Perjalanan panjang PAB (sumber: media sosial Eko Cahyono)
“Dibalik setiap usaha selalu membuahkan hasil terbaik”. Begitulah yang Eko Cahyono rasakan. Hampir saja keputusasaan itu terjadi. Untungnya terselamatkan dengan hadirnya seorang guru yang menawarkan lahan kebun miliknya untuk digunakan sebagai lokasi PAB. Di atas lahan kebun ini lah dalam tiga hari berdiri bangunan sederhana seluas 72 meter persegi yang digunakan untuk menyimpan koleksi buku PAB.

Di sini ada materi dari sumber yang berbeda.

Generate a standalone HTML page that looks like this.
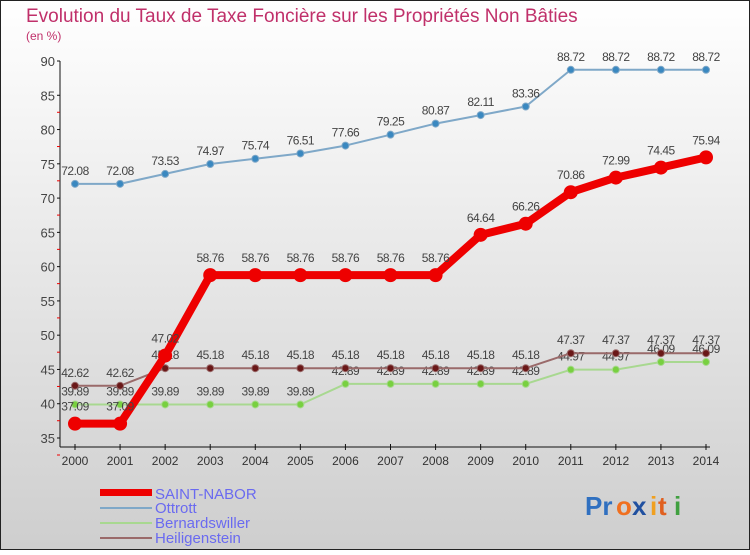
<!DOCTYPE html>
<html><head><meta charset="utf-8"><style>
body{margin:0;width:750px;height:550px;overflow:hidden;font-family:"Liberation Sans",sans-serif}
</style></head><body>
<svg width="750" height="550" xmlns="http://www.w3.org/2000/svg">
<defs><linearGradient id="bg" x1="0" y1="0" x2="0" y2="1"><stop offset="0" stop-color="#ffffff"/><stop offset="1" stop-color="#cecece"/></linearGradient></defs>
<rect x="0.5" y="0.5" width="749" height="549" fill="url(#bg)" stroke="#222"/>
<text x="26" y="22" font-size="19" fill="#c0306a">Evolution du Taux de Taxe Foncière sur les Propriétés Non Bâties</text>
<text x="26" y="40" font-size="12" fill="#c0306a">(en %)</text>
<g id="axes"></g>
<g id="series"></g>
<g>
<rect x="100" y="489" width="52" height="7" fill="#ee0000"/>
<text x="155" y="499" font-size="15" fill="#6a6af0">SAINT-NABOR</text>
<line x1="100" y1="508" x2="152" y2="508" stroke="#7fa8c8" stroke-width="2"/>
<text x="155" y="513" font-size="15" fill="#6a6af0">Ottrott</text>
<line x1="100" y1="523" x2="152" y2="523" stroke="#a8d890" stroke-width="2"/>
<text x="155" y="528" font-size="15" fill="#6a6af0">Bernardswiller</text>
<line x1="100" y1="538" x2="152" y2="538" stroke="#9a6a6a" stroke-width="2"/>
<text x="155" y="543" font-size="15" fill="#6a6af0">Heiligenstein</text>
</g>
<g font-size="26" font-weight="bold">
<text x="585" y="515" fill="#3070c0">Pr</text><text x="616" y="515" fill="#f07020">o</text><text x="632" y="515" fill="#2050a0">x</text><text x="650" y="515" fill="#f0a020">i</text><text x="658" y="515" fill="#e06020">t</text><text x="674" y="515" fill="#40a040">i</text>
</g>
</svg>
<script>
const years=[2000,2001,2002,2003,2004,2005,2006,2007,2008,2009,2010,2011,2012,2013,2014];
const yTicks=[35,40,45,50,55,60,65,70,75,80,85,90];
const saintNabor=[37.09,37.09,47.02,58.76,58.76,58.76,58.76,58.76,58.76,64.64,66.26,70.86,72.99,74.45,75.94];
const ottrott=[72.08,72.08,73.53,74.97,75.74,76.51,77.66,79.25,80.87,82.11,83.36,88.72,88.72,88.72,88.72];
const bernardswiller=[39.89,39.89,39.89,39.89,39.89,39.89,42.89,42.89,42.89,42.89,42.89,44.97,44.97,46.09,46.09];
const heiligenstein=[42.62,42.62,45.18,45.18,45.18,45.18,45.18,45.18,45.18,45.18,45.18,47.37,47.37,47.37,47.37];
const NS="http://www.w3.org/2000/svg";
const xS=i=>75+i*(706-75)/(years.length-1);
const yS=v=>438-(v-35)*(438-61)/55;
function mk(t,a,p){const e=document.createElementNS(NS,t);for(const k in a)e.setAttribute(k,a[k]);p.appendChild(e);return e;}
const ax=document.getElementById('axes');
const yl=mk('line',{x1:60,y1:61,x2:60,y2:447,stroke:'#111'},ax);


const xl=mk('line',{x1:60,y1:447,x2:710,y2:447,stroke:'#111'},ax);


yTicks.forEach(v=>{const y=yS(v);
mk('line',{x1:57,y1:y,x2:60,y2:y,stroke:'#111'},ax);
if(v<90)mk('line',{x1:57,y1:y+17,x2:60,y2:y+17,stroke:'#e00'},ax);
const t=mk('text',{x:55,y:y+5,'text-anchor':'end','font-size':13,fill:'#444'},ax);t.textContent=v;

});
years.forEach((yr,i)=>{const x=xS(i);
mk('line',{x1:x,y1:444,x2:x,y2:450,stroke:'#111'},ax);
const t=mk('text',{x:x,y:465,'text-anchor':'middle','font-size':12,fill:'#333'},ax);t.textContent=yr;

});
const sg=document.getElementById('series');
function draw(name,data,color,w,r,dot,labelDy){
const g=mk('g',{},sg);


mk('polyline',{points:data.map((v,i)=>xS(i)+','+yS(v)).join(' '),fill:'none',stroke:color,'stroke-width':w,'stroke-linejoin':'round'},g);
data.forEach((v,i)=>{const c=mk('circle',{cx:xS(i),cy:yS(v),r:r,fill:dot,stroke:color,'stroke-width':1},g);


const t=mk('text',{x:xS(i),y:yS(v)+labelDy,'text-anchor':'middle','font-size':12,fill:'#444','letter-spacing':'-0.5'},g);t.textContent=v.toFixed(2);

});}
draw('ottrott',ottrott,'#7fa8c8',2,3.5,'#3a88c0',-9);
draw('bernardswiller',bernardswiller,'#a8d890',2,3.5,'#78d040',-9);
draw('heiligenstein',heiligenstein,'#9a6a6a',2,3.5,'#6a1818',-9);
draw('saint-nabor',saintNabor,'#ee0000',8,6.5,'#ee0000',-13);
</script>
</body></html>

Dari Ketekunan untuk Keberlanjutan Pendidikan Anak
“Buku
adalah jendela dunia dan jendela dunia itulah yang disediakan oleh Eko
Cahyono”. Meskipun sempat jatuh bangun, tetapi atas perjuangan dan ketekunan,
akhirnya PAB bisa hadir di berbagai lokasi yang tersebar di sekitar kabupaten
Malang.
Hingga
hari ini tidak kurang 26 perpustakaan yang menjadi perpanjangan tangan dari PAB
dan itu semua tersebar di 35 desa dan 7 kecamatan yang ada di kabupaten Malang
antara lain Tumpang, Poncokusumo, Kepanjen dan Wates.
Dengan
menggunakan konssep perpustakaan 24 jam, PAB bukan hanya sekadar perpustakaan
baca saja tetapi lebih dari itu. Anak-anak SD atau Madrasah Ibtidaiyah bisa
mendapatkan bimbingan belajar gratis serta belajar menanam obat-obatan
tradisional.
Semangat Eko Cahyono yang luar biasa ini membuat beliau meraih penghargaan dari Semangat Astra Terpadu Untuk (SATU) Indonesia Awards kategori pendidikan tahun 2012.
Bagi Eko
Cahyono, penghargaan hanyalah bonus tetapi yang lebih penting adalah bagaimana
PAB bisa memberikan manfaat keberlanjutan bagi pendidikan anak-anak di sekitar
kabupaten Malang agar terbebas dari buta aksara. Karena mereka punya hak yang
sama untuk mendapatkan pendidikan layak seperti anak-anak yang berada di
kota-kota besar.
Keberlangsungan
masa depan Indonesia berawal dari pendidikan anak yang layak karena kedepan
mereka lah yang memimpin negara ini.